Richard Avedon et In the American West : un portrait sans fard
Richard Avedon a transformé le portrait photographique. De la mode à In the American West, il a interrogé la place du visage dans la société américaine. Analyse accessible, entre contexte et histoire de l’art.

Biographie rapide de Richard Avedon
Richard Avedon naît en 1923 à New York. Son père tient un magasin de vêtements sur la Cinquième Avenue, sa mère l’accompagne souvent au musée. L’enfance est marquée par un double héritage : l’univers marchand et la fréquentation précoce de la culture. À l’école, il se passionne pour la photographie. Durant la guerre, il sert dans la marine marchande et photographie les marins pour leurs papiers d’identité.
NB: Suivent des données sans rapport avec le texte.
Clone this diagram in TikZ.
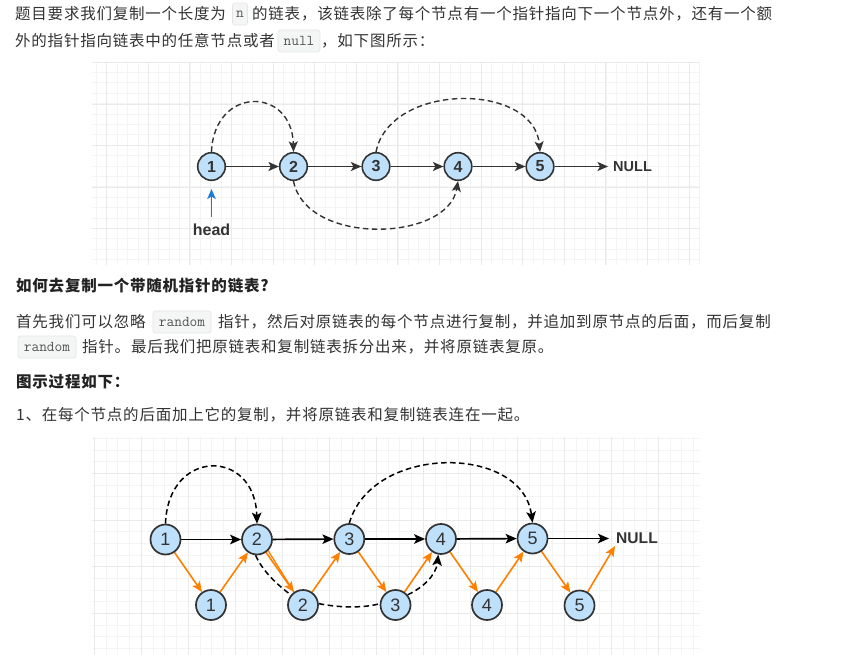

Des milliers de portraits pris à la chaîne forment un apprentissage empirique, rapide, sans mise en scène, qui marquera son rapport au visage.

À son retour, il étudie brièvement à la New School auprès d’Alexey Brodovitch, directeur artistique de Harper’s Bazaar. Très vite, il est embauché comme photographe de mode. Ses images se distinguent des poses figées qui dominaient jusque-là : il demande aux modèles de rire, de marcher, de danser. Il introduit du mouvement, de la spontanéité. Il photographie pour Vogue, Look, Life. Dans les années 1950 et 1960, il réalise des portraits de Marilyn Monroe, Audrey Hepburn, Andy Warhol. Le nom d’Avedon devient associé à l’idée du portrait moderne.
Son style semble double : d’un côté, une élégance raffinée adaptée aux magazines, de l’autre une frontalité dépouillée dans ses séries plus personnelles. Il dira que le portrait est toujours une mise en scène mais qu’il vise à atteindre une vérité émotionnelle, ou au moins une intensité qui dépasse la pose.
In the American West : genèse
En 1979, le Amon Carter Museum of American Art au Texas lui propose de photographier l’Ouest américain. Avedon accepte. Pendant cinq ans, il parcourt onze États. Il ne photographie pas les paysages ni les clichés de l’Ouest mythifié. Il choisit les visages de travailleurs, d’ouvriers, de serveuses, de sans-abri, de prisonniers. Les séances se déroulent en extérieur, dans des terrains vagues, des parkings, près des routes. Il installe un fond blanc, tendu sur une structure métallique. Devant ce mur neutre, les individus apparaissent isolés, détachés de leur environnement.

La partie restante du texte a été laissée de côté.